Oggi ero in macchina con mio padre e abbiamo iniziato a parlare di chi è volontario in croce rossa, come alcuni miei amici, e dei vari incidenti, e sono rimasta colpita da una cosa.
Era il 1984, Agosto per precisione, mio padre era insieme a degli amici in casa, stavano aspettando altri 2 ragazzi; uno di 16 e l'altro di 18 anni, erano su una vespa, era una bella giornata, il sole era alto e loro non vedevano bene;
Arrivarono ad un passaggio livello, quelli vecchi di una volta, senza la sbarra ma solo con il lampeggiante e il suono, i 2 ragazzi stavano andando tranquillamente solo che avevano il sole negli occhi e non si accorsero che il semaforo stava lampeggiando, quando se ne accorsero era troppo tardi, il ragazzo alla guida appoggiò istintivamente i piedi per terra per frenare, solo che all'inizio del passaggio livello c'era una piccola cunetta che li catapultò oltre la vespa.
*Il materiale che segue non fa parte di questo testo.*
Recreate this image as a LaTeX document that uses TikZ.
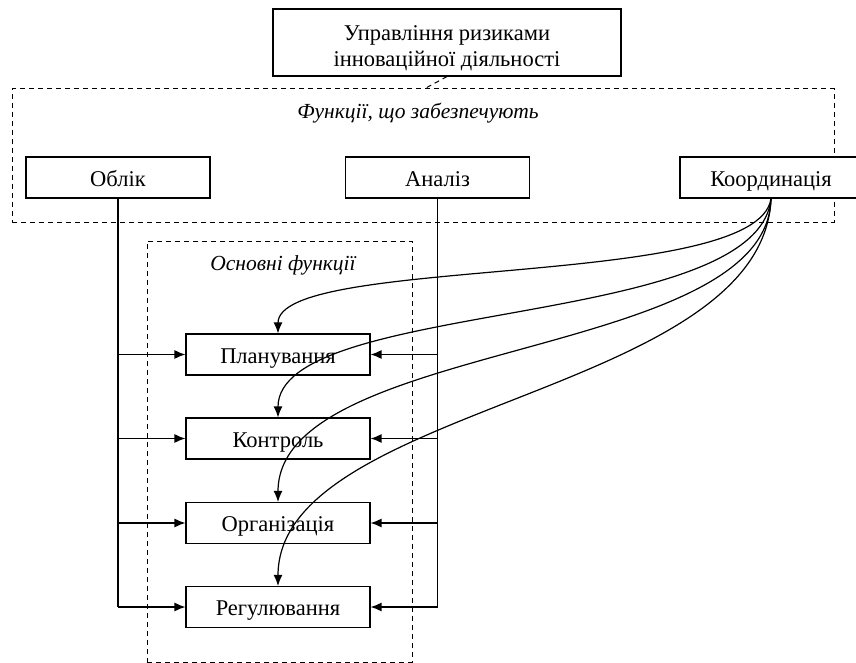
\documentclass[tikz,border=0pt]{standalone}
\usepackage{fontspec}
\setmainfont{Liberation Serif}
\usetikzlibrary{arrows.meta}
\begin{document}
\begin{tikzpicture}[x=1pt,y=-1pt,
  box/.style={draw,fill=white,line width=1.1pt,minimum height=41pt,minimum width=184pt,inner sep=0pt,
    text height=20pt,text depth=3pt,font=\fontsize{22.5}{26}\selectfont},
  txt/.style={inner sep=0pt,anchor=base,font=\fontsize{22.5}{26}\selectfont},
  frame/.style={draw,dash pattern=on 5pt off 4pt,line width=1pt,inner sep=0pt},
  lbl/.style={font=\fontsize{21.5}{26}\selectfont\itshape,inner sep=0pt},
  conn/.style={line width=1.3pt},
  arr/.style={conn,-{Latex[length=11pt,width=9pt]}},
  curv/.style={line width=1.2pt,-{Latex[length=11pt,width=9pt]}}]
\useasboundingbox (0,0) rectangle (856,663);
% frames
\node[frame,minimum width=822pt,minimum height=133pt] (f1) at (423,155.5) {};
\node[frame,minimum width=265pt,minimum height=421pt] (f2) at (279.5,451.5) {};
\node[lbl] (l1) at (418,113) {Функції, що забезпечують};
\node[lbl] (l2) at (283,265) {Основні функції};
% top box
\node[box,minimum width=348pt,minimum height=67pt,text height=,text depth=] (top) at (447,42.5) {};
\node[txt] (t1) at (447,41) {Управління ризиками};
\node[txt] (t2) at (447,67) {інноваційної діяльності};
\coordinate (d) at (424,89);
\draw[frame] (top.south) -- (d);
% function boxes
\node[box] (obl) at (118,177.5) {Облік};
\node[box] (an) at (437.5,177.5) {Аналіз};
\node[box,minimum width=182pt] (ko) at (771,177.5) {Координація};
% main functions
\node[box] (pl) at (278,354.5) {Планування};
\node[box] (kn) at (278,438.5) {Контроль};
\node[box] (org) at (278,523) {Організація};
\node[box] (reg) at (278,607) {Регулювання};
% left bus
\draw[conn] (obl.south) -- (obl.south |- reg.west);
\foreach \n in {pl,kn,org,reg} \draw[arr] (obl.south |- \n.west) -- (\n.west);
% right bus
\draw[conn] (an.south) -- (an.south |- reg.east);
\foreach \n in {pl,kn,org,reg} \draw[arr] (an.south |- \n.east) -- (\n.east);
% curves
\draw[curv] (ko.south) .. controls +(-13,92) and +(0,-79) .. (pl.north);
\draw[curv] (ko.south) .. controls +(-13,132) and +(0,-119) .. (kn.north);
\draw[curv] (ko.south) .. controls +(-3,162) and +(0,-163) .. (org.north);
\draw[curv] (ko.south) .. controls +(-8,197) and +(0,-182) .. (reg.north);
\end{tikzpicture}
\end{document}
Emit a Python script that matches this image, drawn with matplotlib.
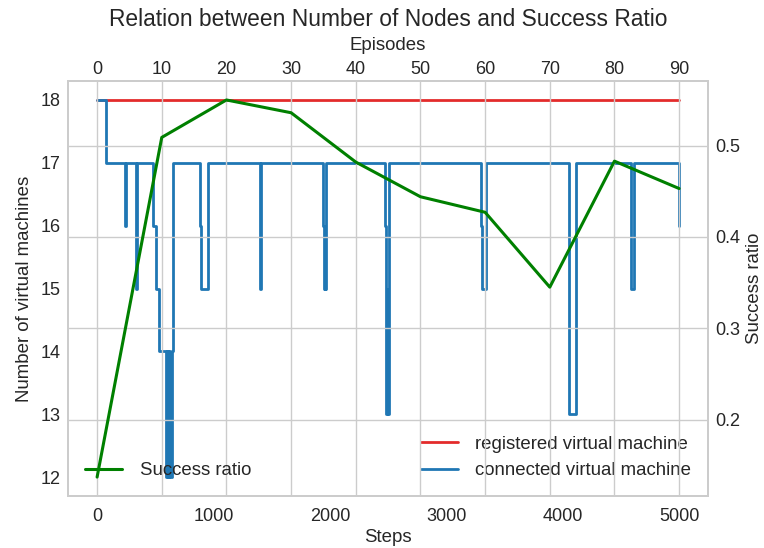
import matplotlib
matplotlib.use("Agg")
import matplotlib.pyplot as plt
from matplotlib.ticker import MultipleLocator
import seaborn as sns

sns.set_style("whitegrid")
sns.set_context("notebook")
plt.rcParams["font.family"] = ["Liberation Sans", "DejaVu Sans"]

# Registered machines: constant over the whole run
registered_steps = [0, 5000]
registered_vms = [18, 18]

# Connected machines: value changes at these steps (held until next change)
connected_steps = [0, 79, 237, 251, 333, 346, 480, 509, 532, 590, 600, 610, 620,
                   630, 640, 651, 883, 890, 955, 1399, 1410, 1944, 1950, 1956,
                   1962, 1968, 2475, 2485, 2492, 2498, 2505, 3300, 3305, 3345,
                   4052, 4110, 4584, 4590, 4612, 4995, 5000]
connected_vms = [18, 17, 16, 17, 15, 17, 16, 15, 14, 12, 14, 12, 14,
                 12, 14, 17, 16, 15, 17, 15, 17, 16, 15, 16,
                 15, 17, 16, 13, 15, 13, 17, 16, 15, 17,
                 13, 17, 16, 15, 17, 16, 16]

# Success ratio per evaluated episode
episodes = [0, 10, 20, 30, 40, 50, 60, 70, 80, 90]
success_ratio = [0.137, 0.509, 0.550, 0.536, 0.482, 0.444, 0.427, 0.345, 0.483, 0.453]

TICK_FS = 13
LABEL_FS = 13.4
LEGEND_FS = 13.4

fig = plt.figure(figsize=(7.64, 5.48), dpi=100)
ax = fig.add_subplot(111)
fig.subplots_adjust(left=0.089, right=0.927, top=0.852, bottom=0.095)

ax.plot(registered_steps, registered_vms, color="#e32b2b", lw=2,
        label="registered virtual machine")
ax.step(connected_steps, connected_vms, where="post", color="#1f77b4", lw=2,
        label="connected virtual machine")
ax.set_xlabel("Steps", fontsize=LABEL_FS, labelpad=3)
ax.set_ylabel("Number of virtual machines", fontsize=LABEL_FS, labelpad=5.5)
ax.xaxis.set_major_locator(MultipleLocator(1000))
ax.tick_params(axis="x", length=0, labelsize=TICK_FS, pad=8.5)
ax.tick_params(axis="y", length=0, labelsize=TICK_FS, pad=5.5)
ax.grid(False)
ax.legend(loc="lower right", frameon=False, fontsize=LEGEND_FS, handletextpad=0.95)

ax_right = ax.twinx()
ax_right.grid(True, axis="y")
ax_right.tick_params(axis="y", length=0, labelsize=TICK_FS, pad=5)
ax_right.set_ylabel("Success ratio", fontsize=LABEL_FS, labelpad=4)

ax_top = ax_right.twiny()
ax_top.plot(episodes, success_ratio, color="green", lw=2.2, label="Success ratio")
ax_top.xaxis.set_major_locator(MultipleLocator(10))
ax_top.grid(True, axis="x")
ax_top.tick_params(axis="x", length=0, labelsize=TICK_FS, pad=2.5)
ax_top.set_xlabel("Episodes", fontsize=LABEL_FS, labelpad=7.5)
ax_top.legend(loc="lower left", frameon=False, fontsize=LEGEND_FS, handletextpad=0.95)

ax_top.set_title("Relation between Number of Nodes and Success Ratio",
                 fontsize=16.4, pad=8)

fig.savefig("out.png", dpi=100)
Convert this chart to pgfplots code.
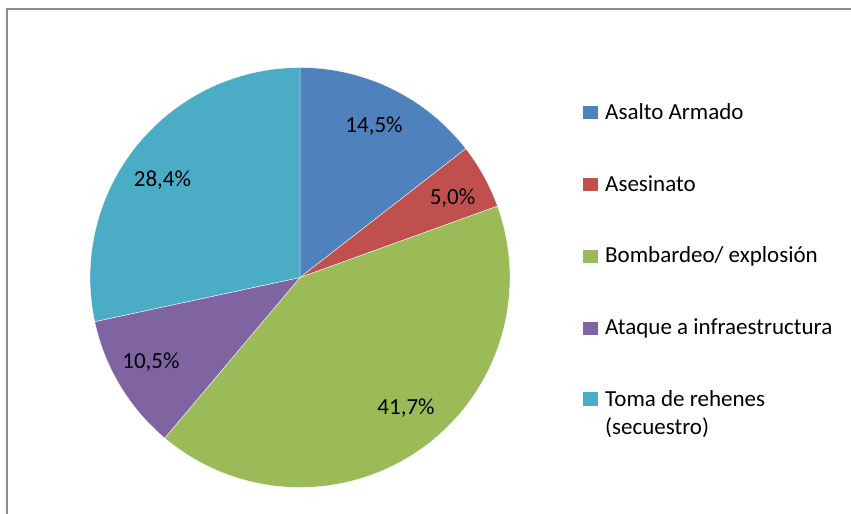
\documentclass[border=0pt]{standalone}
\usepackage{pgfplots}
\pgfplotsset{compat=1.18}
\usepackage{fontspec}
\setmainfont{Carlito}
\definecolor{cA}{HTML}{4F81BD}
\definecolor{cB}{HTML}{C0504D}
\definecolor{cC}{HTML}{9BBB59}
\definecolor{cD}{HTML}{8064A2}
\definecolor{cE}{HTML}{4BACC6}
% data (percent)
\def\pA{14.5}\def\pB{5.0}\def\pC{41.7}\def\pD{10.5}\def\pE{28.4}
\pgfmathsetmacro\tot{\pA+\pB+\pC+\pD+\pE}
\pgfmathsetmacro\aA{90}
\pgfmathsetmacro\aB{\aA-360*\pA/\tot}
\pgfmathsetmacro\aC{\aB-360*\pB/\tot}
\pgfmathsetmacro\aD{\aC-360*\pC/\tot}
\pgfmathsetmacro\aE{\aD-360*\pD/\tot}
\pgfmathsetmacro\aF{\aE-360*\pE/\tot}
\begin{document}
\begin{tikzpicture}
\begin{axis}[scale only axis, width=851bp, height=514bp,
  xmin=0, xmax=851, ymin=0, ymax=514, hide axis, clip=false,
  samples=90]
\def\cx{300}\def\cy{236.5}\def\R{210}
\addplot[fill=cA, draw=white, line width=0.35bp, domain=\aB:\aA] ({\cx+\R*cos(x)},{\cy+\R*sin(x)}) -- (axis cs:300,236.5) -- cycle;
\addplot[fill=cB, draw=white, line width=0.35bp, domain=\aC:\aB] ({\cx+\R*cos(x)},{\cy+\R*sin(x)}) -- (axis cs:300,236.5) -- cycle;
\addplot[fill=cC, draw=white, line width=0.35bp, domain=\aD:\aC] ({\cx+\R*cos(x)},{\cy+\R*sin(x)}) -- (axis cs:300,236.5) -- cycle;
\addplot[fill=cD, draw=white, line width=0.35bp, domain=\aE:\aD] ({\cx+\R*cos(x)},{\cy+\R*sin(x)}) -- (axis cs:300,236.5) -- cycle;
\addplot[fill=cE, draw=white, line width=0.35bp, domain=\aF:\aE] ({\cx+\R*cos(x)},{\cy+\R*sin(x)}) -- (axis cs:300,236.5) -- cycle;
% data labels
\begin{scope}[every node/.style={font=\fontsize{23bp}{27bp}\selectfont, inner sep=0pt}]
\node[anchor=base] at (axis cs:374,381.7) {14,5\%};
\node[anchor=base] at (axis cs:452.5,309) {5,0\%};
\node[anchor=base] at (axis cs:406,99.7) {41,7\%};
\node[anchor=base] at (axis cs:151,145.7) {10,5\%};
\node[anchor=base] at (axis cs:162.5,327) {28,4\%};
% legend
\fill[cA] (axis cs:583,408) rectangle (axis cs:598,394.5);
\node[anchor=base west] at (axis cs:605,394.7) {Asalto Armado};
\fill[cB] (axis cs:583,336) rectangle (axis cs:598,322.5);
\node[anchor=base west] at (axis cs:605,322.3) {Asesinato};
\fill[cC] (axis cs:583,264) rectangle (axis cs:598,250.5);
\node[anchor=base west] at (axis cs:605,251) {Bombardeo/ explosión};
\fill[cD] (axis cs:583,192) rectangle (axis cs:598,178.5);
\node[anchor=base west] at (axis cs:605,179) {Ataque a infraestructura};
\fill[cE] (axis cs:583,122) rectangle (axis cs:598,108);
\node[anchor=base west] at (axis cs:605,107.3) {Toma de rehenes};
\node[anchor=base west] at (axis cs:605,79.5) {(secuestro)};
\end{scope}
\draw[color=black!45, line width=2bp] (axis cs:6.5,-20) -- (axis cs:6.5,505) -- (axis cs:870,505);
\end{axis}
\pgfresetboundingbox
\useasboundingbox (0,0) rectangle (851bp,514bp);
\end{tikzpicture}
\end{document}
Il ragazzo sedicenne che era dietro volò oltre il passaggio livello e si ruppe il bacino in 5 punti, a sedici anni la sua carriera da ciclista fu stroncata.
Il ragazzo diciottenne finì contro la punta del treno che gli tagliò la gamba sinistra all'altezza del ginocchio.
Mio padre e gli altri amici corsero per soccorrerli, l'ambulanza arrivò dopo mezzora, mio padre vide gli occhi di quel ragazzo senza una gamba, vide il sangue, e quel suo sguardo perso nel vuoto, era sveglio ma non era coscente di quello che gli era successo; li portarono all'ospedale e si salvarano entrambi, aveva perso3 litri di sangue mentre aspettava quella stupida ambulanza! Pochi minuti e sarebbe morto lì, sotto gli occhi dei suoi amici, dei genitori e del suo compare di avventure.
Mio padre tornò a casa, si scolò mezza bottiglia di liquore e non si ubriacò, era come acqua, non sentiva più niente, non mangiò per dei giorni, nella sua mente continuava a vedere quegli occhi vuoti, insensibili, e quella gamba, frantumata, non c'era rimasta neanche più la scarpa.